The next evening the team again sat with the village Heads as the rains began again. One of the village Heads showed the team two old revolvers which he was carrying around with him. He first explained that, as his house was destroyed, he had no choice but to carry around his important possessions with him. Later he implied another reason. One of the villages we had not yet visited was renown for being a dangerous place. Another team of relief workers had tried to deliver provisions there. Their vehicles had been attacked and the western lady leading the team had been dragged from her vehicle. In fact this was not the only occurrence of this type of incident. Motorcycle groups were pulling alongside trucks on the road, climbing on board and taking over the vehicle with all its provisions. If villages with no provisions started attacking those with supplies, then they had to be prepared.

After three days delivering provisions, the villages were stocked with enough to keep them going for at least a week. The team made arrangements with the village Heads to continue sending supplies twice weekly direct from Solo. They could now move on to a different location. Areas of Bantul were surveyed. It was evident that now, four days after the disaster, a lot of support was beginning to arrive from local companies, the Indonesian armed forces and international relief agencies. In fact, so much so that the roads were becoming jammed up with supply trucks and vans, as well as disaster sightseers and children begging for money.

The team continually received calls and sms text messages asking for help. Over the following days they made single delivery drops to a number of other villages around Bantul.

The name 'Bantul' had spread across the world becoming known as the center of the disaster and it was clear that all the aid agencies had headed straight there. As so much support was now arriving in Bantul, the team turned their attention to the much less reported, but very badly hit, area of Klaten, to the east of Yogyakarta.

In the district of Klaten, the team made more single village drops and set up a distribution post in the village of Srajen.

Then a distribution post was also established in the village of Gaden.

Supplies from many other sources, both local and international, were now reaching even the remotest villages. The Foundation would now turn its attention to the issues of trauma relief and reconstruction.

According to the Indonesian National Coordinating Board for the Management of Disaster (BAKORNAS), one month after the earthquake, the total population affected by the disaster was over 2,700,000. The number of houses that were completely destroyed was approximately 140,000 with approximately 470,000 suffering some level of earthquake damage.
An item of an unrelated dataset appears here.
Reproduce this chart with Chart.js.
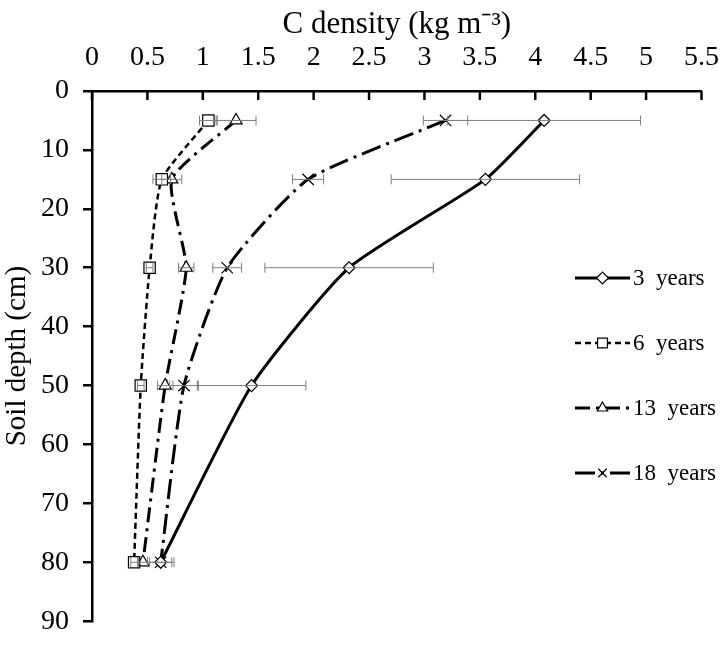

As reported by WHO-The World Health Organisation, the number of people who lost their lives is estimated at 6,234, with the number of injured 57,790, although the Indonesian Government is yet to reconcile the figures and produce final statistics.

During a month, Yayasan Gunungan had distributed over 6,000 kg rice, 400 boxes of instant noodles and 60 large tents as well as significant quantities of powdered milk, drinking water, sugar, cooking oil, sleeping mats, medicine, clothes, baby food and washing materials, to approximately 10,000 people in 20 remote villages across the worst earthquake hit areas.